### Directions
Extract everything from the first line through the line with "from bokeh.resources import INLINE", both ends included, except for any pictures.

### Extracted records
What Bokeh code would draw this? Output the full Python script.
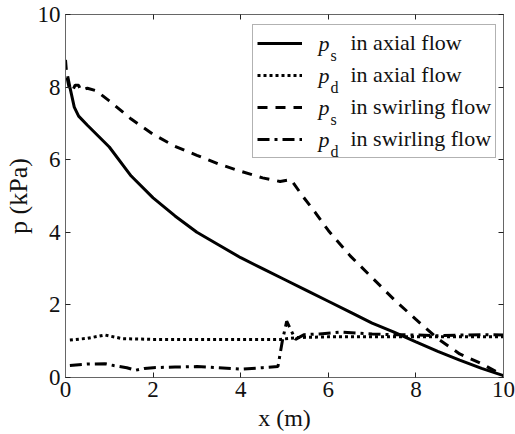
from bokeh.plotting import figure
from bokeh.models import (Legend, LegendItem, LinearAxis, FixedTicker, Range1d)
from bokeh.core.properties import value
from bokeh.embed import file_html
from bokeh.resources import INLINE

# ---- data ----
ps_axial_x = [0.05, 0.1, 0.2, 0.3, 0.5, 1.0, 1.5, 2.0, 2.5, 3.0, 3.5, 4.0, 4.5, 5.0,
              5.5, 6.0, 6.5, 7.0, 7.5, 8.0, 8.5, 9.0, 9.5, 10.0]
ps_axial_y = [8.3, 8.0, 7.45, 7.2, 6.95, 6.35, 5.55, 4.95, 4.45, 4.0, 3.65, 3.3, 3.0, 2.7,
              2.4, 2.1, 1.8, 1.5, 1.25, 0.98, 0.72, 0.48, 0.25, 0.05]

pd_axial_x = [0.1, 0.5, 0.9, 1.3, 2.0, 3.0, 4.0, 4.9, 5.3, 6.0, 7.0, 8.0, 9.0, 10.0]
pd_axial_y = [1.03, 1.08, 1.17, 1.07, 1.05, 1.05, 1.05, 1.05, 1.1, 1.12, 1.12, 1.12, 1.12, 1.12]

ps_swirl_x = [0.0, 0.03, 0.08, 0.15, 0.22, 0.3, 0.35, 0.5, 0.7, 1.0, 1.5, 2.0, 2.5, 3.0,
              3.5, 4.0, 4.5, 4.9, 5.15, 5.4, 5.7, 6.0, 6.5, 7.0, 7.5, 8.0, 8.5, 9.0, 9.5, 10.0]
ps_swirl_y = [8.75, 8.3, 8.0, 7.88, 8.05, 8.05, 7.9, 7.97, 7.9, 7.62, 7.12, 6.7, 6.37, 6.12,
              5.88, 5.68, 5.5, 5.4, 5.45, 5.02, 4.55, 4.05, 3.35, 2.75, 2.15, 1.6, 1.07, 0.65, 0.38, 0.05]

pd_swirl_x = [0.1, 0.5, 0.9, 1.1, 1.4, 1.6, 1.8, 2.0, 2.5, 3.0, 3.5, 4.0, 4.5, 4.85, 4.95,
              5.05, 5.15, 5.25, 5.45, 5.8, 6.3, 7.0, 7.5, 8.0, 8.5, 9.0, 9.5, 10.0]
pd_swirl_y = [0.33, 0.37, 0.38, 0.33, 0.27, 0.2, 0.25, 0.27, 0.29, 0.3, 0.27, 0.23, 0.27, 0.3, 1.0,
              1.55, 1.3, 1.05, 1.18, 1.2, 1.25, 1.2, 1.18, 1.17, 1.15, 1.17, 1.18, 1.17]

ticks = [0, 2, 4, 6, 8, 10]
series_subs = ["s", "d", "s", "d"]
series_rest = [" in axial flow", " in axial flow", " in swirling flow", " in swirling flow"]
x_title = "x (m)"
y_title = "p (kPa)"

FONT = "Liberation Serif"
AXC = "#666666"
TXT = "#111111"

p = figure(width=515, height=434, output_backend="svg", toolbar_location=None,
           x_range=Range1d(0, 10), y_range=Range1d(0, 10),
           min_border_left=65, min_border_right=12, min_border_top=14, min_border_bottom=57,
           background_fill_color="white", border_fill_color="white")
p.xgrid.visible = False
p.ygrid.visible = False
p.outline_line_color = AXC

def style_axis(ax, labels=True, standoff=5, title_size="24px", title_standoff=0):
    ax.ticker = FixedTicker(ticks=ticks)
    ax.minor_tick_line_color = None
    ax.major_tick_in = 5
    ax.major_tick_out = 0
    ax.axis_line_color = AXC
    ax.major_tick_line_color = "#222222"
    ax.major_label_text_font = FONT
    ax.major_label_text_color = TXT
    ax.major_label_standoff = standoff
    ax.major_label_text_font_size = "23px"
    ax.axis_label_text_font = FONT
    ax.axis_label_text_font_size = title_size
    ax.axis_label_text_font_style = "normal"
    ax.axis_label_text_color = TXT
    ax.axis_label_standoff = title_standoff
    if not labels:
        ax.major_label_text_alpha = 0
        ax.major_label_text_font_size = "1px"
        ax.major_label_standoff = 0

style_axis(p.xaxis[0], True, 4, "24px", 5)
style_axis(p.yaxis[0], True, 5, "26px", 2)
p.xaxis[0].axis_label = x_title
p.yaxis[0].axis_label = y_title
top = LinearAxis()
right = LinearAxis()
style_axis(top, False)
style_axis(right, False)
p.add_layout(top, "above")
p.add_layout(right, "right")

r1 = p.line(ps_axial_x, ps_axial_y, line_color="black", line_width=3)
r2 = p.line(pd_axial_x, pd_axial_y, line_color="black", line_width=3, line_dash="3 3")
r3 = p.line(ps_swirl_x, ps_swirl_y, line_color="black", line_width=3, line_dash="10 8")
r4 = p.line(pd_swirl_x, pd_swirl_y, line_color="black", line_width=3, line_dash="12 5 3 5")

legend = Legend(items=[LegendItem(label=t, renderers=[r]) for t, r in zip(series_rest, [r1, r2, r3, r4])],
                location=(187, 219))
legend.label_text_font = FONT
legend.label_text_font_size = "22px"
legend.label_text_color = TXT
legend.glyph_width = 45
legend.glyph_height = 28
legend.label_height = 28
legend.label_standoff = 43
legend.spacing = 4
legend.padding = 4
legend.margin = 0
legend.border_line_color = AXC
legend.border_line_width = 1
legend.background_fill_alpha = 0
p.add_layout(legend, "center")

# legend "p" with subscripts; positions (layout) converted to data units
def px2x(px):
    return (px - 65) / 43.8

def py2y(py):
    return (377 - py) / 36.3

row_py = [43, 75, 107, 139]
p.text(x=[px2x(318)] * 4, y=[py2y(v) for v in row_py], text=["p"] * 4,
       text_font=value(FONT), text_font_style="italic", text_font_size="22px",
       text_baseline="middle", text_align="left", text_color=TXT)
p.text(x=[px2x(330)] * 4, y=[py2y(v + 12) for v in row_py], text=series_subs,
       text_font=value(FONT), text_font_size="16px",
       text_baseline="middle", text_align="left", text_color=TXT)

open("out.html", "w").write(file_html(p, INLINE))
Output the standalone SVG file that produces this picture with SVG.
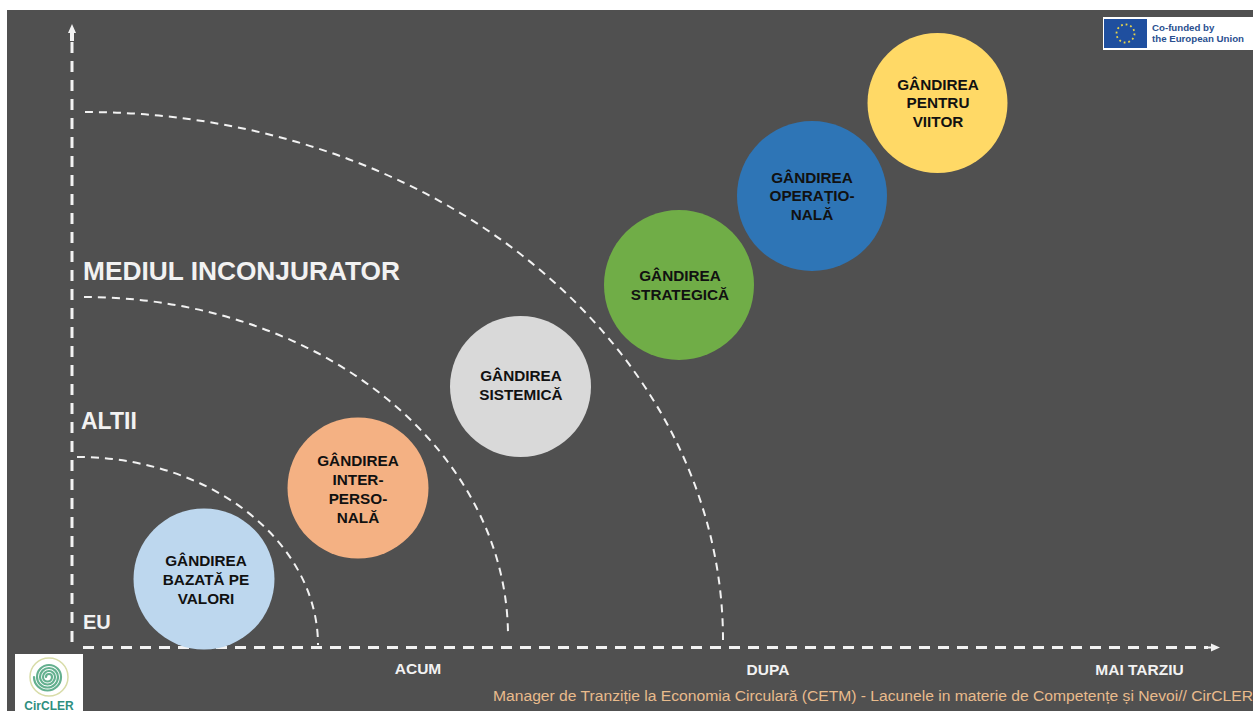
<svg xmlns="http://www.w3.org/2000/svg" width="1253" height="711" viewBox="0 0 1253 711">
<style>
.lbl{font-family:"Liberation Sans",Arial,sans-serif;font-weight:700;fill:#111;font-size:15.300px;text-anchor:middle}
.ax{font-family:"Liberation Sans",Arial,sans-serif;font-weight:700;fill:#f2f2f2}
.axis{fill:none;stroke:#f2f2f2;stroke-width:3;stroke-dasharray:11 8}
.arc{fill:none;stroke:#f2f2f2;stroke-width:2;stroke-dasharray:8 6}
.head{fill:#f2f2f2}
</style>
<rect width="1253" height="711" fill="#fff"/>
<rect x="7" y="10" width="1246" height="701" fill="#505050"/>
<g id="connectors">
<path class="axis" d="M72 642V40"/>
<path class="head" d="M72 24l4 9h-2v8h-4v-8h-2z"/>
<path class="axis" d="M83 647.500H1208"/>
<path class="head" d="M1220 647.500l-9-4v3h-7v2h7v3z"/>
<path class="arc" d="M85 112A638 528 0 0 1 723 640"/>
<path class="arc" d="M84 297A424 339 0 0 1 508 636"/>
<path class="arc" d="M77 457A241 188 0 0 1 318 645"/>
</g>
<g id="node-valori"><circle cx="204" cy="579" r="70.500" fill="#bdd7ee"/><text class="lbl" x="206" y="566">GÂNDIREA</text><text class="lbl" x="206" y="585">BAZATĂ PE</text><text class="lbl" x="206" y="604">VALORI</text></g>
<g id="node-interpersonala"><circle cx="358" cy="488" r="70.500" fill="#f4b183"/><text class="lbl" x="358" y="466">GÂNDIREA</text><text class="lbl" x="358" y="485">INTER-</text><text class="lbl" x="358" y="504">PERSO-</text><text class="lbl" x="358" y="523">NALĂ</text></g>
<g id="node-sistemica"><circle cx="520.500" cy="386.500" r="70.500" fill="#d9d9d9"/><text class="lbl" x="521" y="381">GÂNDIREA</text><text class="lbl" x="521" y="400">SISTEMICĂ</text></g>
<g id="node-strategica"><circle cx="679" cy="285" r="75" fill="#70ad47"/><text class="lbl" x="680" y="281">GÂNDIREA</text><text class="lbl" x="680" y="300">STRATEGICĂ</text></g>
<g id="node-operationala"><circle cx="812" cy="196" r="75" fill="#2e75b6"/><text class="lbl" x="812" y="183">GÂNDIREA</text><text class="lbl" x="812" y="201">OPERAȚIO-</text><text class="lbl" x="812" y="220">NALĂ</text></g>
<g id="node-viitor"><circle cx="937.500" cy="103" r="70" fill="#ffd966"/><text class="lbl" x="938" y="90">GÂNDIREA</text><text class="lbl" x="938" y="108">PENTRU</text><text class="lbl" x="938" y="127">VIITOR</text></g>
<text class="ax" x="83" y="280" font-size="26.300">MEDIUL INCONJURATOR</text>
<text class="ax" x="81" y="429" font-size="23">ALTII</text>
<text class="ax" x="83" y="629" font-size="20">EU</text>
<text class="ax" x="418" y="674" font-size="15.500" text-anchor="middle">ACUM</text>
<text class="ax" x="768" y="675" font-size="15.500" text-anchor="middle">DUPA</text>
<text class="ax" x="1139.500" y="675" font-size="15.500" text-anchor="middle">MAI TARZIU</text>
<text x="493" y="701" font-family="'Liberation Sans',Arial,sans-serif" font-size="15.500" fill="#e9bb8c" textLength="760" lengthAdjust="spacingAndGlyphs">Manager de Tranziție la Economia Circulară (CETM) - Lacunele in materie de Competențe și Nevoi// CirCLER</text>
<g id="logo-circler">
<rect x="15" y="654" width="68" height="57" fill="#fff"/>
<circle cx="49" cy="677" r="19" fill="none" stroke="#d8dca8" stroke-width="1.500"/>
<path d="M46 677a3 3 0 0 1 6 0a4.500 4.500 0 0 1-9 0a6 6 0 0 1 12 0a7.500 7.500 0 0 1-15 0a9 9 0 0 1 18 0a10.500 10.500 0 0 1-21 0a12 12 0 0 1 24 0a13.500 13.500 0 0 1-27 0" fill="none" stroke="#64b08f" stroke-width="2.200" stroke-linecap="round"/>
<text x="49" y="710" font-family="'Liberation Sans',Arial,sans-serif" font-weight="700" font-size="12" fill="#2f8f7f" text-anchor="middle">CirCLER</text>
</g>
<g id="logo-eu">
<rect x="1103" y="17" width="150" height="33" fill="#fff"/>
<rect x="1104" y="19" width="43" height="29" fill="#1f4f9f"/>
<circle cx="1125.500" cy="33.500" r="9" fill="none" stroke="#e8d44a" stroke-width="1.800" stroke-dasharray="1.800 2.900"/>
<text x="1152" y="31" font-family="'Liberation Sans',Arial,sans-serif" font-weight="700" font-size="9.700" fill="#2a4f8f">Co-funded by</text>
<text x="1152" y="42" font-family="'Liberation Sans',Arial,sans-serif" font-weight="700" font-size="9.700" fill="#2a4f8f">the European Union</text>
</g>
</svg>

### The answer
What Bokeh code would draw this? Output the full Python script.
from bokeh.plotting import figure
from bokeh.models import (Legend, LegendItem, LinearAxis, FixedTicker, Range1d)
from bokeh.core.properties import value
from bokeh.embed import file_html
from bokeh.resources import INLINE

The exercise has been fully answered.